→ Exercise
Every line with the string "this" should be gathered.

→ Provided material

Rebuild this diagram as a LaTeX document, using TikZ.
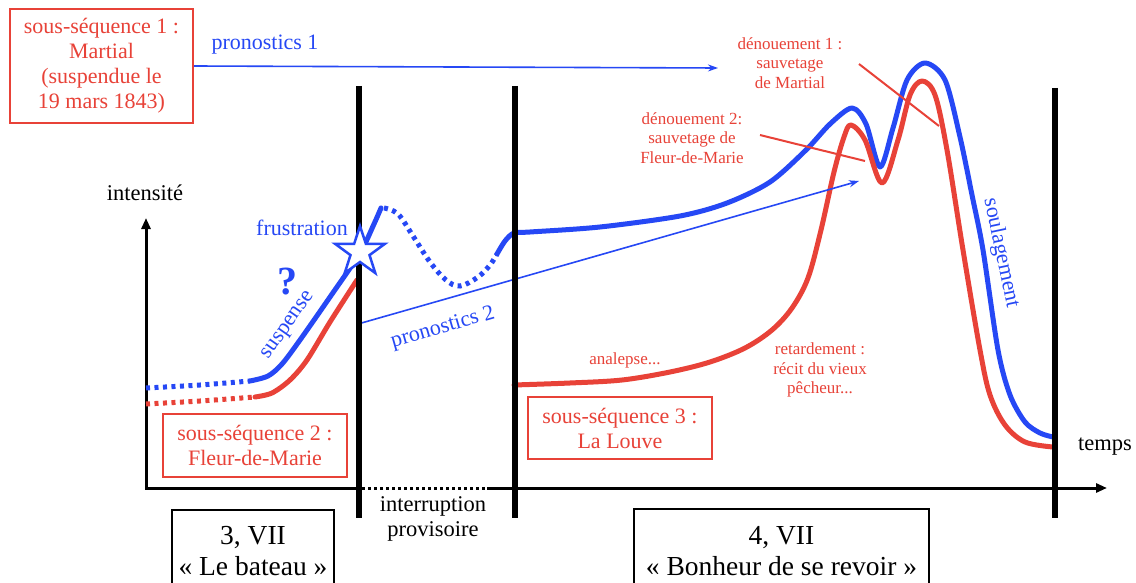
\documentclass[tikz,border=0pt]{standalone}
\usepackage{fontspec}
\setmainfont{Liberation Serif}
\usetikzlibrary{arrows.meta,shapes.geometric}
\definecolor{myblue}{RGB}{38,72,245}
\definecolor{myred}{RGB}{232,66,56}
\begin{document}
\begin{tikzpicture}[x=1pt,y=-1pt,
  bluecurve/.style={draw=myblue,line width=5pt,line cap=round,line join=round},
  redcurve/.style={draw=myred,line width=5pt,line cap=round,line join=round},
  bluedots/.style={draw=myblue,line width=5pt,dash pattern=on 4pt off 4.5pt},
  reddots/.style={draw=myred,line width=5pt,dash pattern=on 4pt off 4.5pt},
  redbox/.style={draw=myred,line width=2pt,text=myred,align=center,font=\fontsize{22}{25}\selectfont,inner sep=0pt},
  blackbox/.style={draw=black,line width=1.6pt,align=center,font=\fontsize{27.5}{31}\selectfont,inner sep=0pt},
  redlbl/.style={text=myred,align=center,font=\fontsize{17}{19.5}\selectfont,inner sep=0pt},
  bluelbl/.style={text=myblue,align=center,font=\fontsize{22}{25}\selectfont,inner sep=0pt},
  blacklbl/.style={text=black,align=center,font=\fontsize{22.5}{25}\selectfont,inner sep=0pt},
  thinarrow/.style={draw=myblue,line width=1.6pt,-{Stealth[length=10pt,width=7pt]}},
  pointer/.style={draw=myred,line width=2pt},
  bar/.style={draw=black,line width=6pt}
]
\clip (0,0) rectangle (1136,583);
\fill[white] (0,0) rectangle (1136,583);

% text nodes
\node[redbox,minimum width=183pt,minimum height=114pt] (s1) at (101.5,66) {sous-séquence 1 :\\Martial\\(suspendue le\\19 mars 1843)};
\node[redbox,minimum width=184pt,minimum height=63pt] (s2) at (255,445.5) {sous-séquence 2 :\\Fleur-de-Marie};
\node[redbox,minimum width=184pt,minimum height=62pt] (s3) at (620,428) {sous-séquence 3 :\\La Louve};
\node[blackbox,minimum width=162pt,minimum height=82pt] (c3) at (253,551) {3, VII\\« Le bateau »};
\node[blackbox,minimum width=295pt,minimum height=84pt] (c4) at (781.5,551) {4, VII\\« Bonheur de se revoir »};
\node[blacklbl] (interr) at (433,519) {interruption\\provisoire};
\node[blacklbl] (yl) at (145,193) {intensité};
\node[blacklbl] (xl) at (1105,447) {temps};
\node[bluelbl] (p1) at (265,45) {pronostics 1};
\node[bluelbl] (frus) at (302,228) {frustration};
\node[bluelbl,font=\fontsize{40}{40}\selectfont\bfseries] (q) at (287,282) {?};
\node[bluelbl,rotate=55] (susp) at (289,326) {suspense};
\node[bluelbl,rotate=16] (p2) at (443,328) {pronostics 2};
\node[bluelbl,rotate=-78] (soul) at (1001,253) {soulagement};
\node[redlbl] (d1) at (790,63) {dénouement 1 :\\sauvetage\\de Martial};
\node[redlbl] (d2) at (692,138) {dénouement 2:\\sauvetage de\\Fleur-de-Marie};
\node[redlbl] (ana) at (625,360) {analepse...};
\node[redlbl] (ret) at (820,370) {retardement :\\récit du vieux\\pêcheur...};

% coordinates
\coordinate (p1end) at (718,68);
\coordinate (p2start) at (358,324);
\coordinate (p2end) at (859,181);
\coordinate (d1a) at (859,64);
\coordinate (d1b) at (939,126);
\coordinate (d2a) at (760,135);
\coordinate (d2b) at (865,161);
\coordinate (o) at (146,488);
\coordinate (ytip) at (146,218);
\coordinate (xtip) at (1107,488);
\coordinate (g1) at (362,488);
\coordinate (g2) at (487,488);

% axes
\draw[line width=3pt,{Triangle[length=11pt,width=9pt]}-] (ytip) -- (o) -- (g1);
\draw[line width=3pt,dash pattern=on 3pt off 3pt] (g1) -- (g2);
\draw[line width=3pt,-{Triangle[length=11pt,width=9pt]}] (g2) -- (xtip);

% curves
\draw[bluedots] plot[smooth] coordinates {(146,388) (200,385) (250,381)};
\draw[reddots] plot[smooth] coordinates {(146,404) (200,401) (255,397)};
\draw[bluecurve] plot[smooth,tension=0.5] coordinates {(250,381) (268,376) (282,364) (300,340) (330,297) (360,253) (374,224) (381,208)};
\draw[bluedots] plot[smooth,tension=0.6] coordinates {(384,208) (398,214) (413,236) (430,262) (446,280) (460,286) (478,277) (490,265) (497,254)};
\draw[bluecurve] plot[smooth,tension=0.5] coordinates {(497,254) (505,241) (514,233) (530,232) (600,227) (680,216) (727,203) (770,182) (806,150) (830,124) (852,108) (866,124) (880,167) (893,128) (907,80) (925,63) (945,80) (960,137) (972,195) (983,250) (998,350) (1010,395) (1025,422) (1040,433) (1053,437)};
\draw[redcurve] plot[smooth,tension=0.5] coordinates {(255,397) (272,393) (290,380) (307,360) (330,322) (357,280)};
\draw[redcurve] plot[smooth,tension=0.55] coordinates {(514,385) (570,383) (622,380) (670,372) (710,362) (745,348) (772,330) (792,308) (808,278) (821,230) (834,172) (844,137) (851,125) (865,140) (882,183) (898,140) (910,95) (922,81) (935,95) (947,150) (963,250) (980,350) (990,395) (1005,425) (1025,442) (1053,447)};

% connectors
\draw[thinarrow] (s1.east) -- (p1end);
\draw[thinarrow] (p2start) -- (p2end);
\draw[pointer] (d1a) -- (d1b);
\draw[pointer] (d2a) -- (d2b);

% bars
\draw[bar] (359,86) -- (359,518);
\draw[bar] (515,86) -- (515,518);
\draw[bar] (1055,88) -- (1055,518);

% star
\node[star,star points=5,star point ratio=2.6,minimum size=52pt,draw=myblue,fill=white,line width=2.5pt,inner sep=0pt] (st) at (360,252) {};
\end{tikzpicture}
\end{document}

* * *

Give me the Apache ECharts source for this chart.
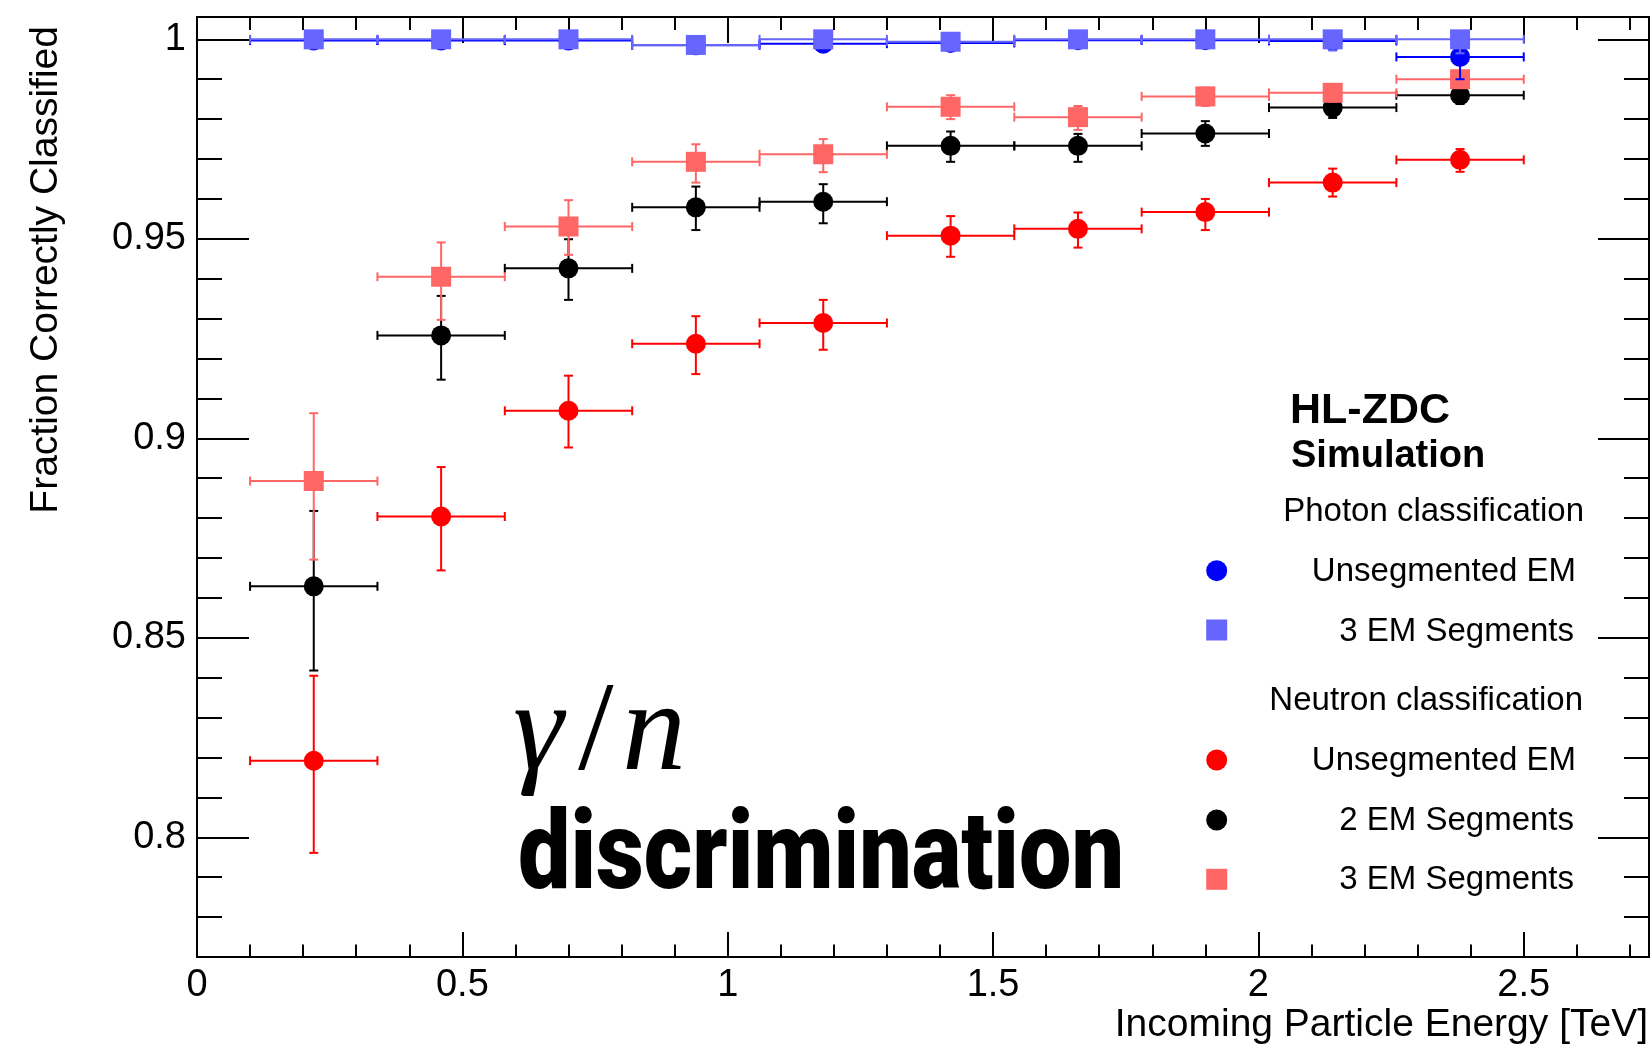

---

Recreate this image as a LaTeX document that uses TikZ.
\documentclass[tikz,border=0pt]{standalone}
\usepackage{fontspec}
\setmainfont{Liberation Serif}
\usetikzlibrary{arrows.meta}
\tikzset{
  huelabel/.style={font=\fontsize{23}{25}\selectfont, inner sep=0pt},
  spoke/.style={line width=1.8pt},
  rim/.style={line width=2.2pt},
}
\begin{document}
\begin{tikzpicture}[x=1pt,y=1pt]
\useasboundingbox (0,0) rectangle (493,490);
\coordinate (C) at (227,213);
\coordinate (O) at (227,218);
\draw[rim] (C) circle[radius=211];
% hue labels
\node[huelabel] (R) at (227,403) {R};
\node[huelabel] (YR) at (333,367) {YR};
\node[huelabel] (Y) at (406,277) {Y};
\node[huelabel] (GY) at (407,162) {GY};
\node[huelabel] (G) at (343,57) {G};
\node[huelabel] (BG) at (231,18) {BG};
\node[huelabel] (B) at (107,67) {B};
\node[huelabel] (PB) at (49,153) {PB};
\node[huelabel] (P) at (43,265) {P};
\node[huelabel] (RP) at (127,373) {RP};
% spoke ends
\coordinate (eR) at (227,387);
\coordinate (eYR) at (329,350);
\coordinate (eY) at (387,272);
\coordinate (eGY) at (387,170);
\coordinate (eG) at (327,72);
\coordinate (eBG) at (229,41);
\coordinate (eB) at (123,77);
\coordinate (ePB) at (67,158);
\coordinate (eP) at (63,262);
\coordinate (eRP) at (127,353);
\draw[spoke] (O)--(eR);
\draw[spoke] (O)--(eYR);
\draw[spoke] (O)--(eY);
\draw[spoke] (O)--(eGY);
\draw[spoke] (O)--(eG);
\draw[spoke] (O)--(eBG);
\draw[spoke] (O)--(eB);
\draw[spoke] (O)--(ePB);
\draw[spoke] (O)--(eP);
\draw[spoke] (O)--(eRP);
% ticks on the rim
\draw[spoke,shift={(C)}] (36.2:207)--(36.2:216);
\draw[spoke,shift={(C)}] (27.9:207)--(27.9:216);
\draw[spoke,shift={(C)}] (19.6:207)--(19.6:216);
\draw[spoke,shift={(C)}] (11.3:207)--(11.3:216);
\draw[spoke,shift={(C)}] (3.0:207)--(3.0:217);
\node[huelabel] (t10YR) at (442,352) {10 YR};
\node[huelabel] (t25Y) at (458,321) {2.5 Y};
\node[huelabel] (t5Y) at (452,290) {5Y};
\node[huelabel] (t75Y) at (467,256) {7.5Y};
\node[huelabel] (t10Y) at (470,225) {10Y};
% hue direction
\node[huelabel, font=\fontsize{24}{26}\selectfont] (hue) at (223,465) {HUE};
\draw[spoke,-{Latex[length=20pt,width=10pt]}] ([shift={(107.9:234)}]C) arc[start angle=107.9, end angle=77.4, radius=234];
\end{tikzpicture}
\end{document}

→ Task output
Rebuild this diagram as a LaTeX document, using TikZ.
Give me the Apache ECharts source for this chart.
Recreate this image as a LaTeX document that uses TikZ.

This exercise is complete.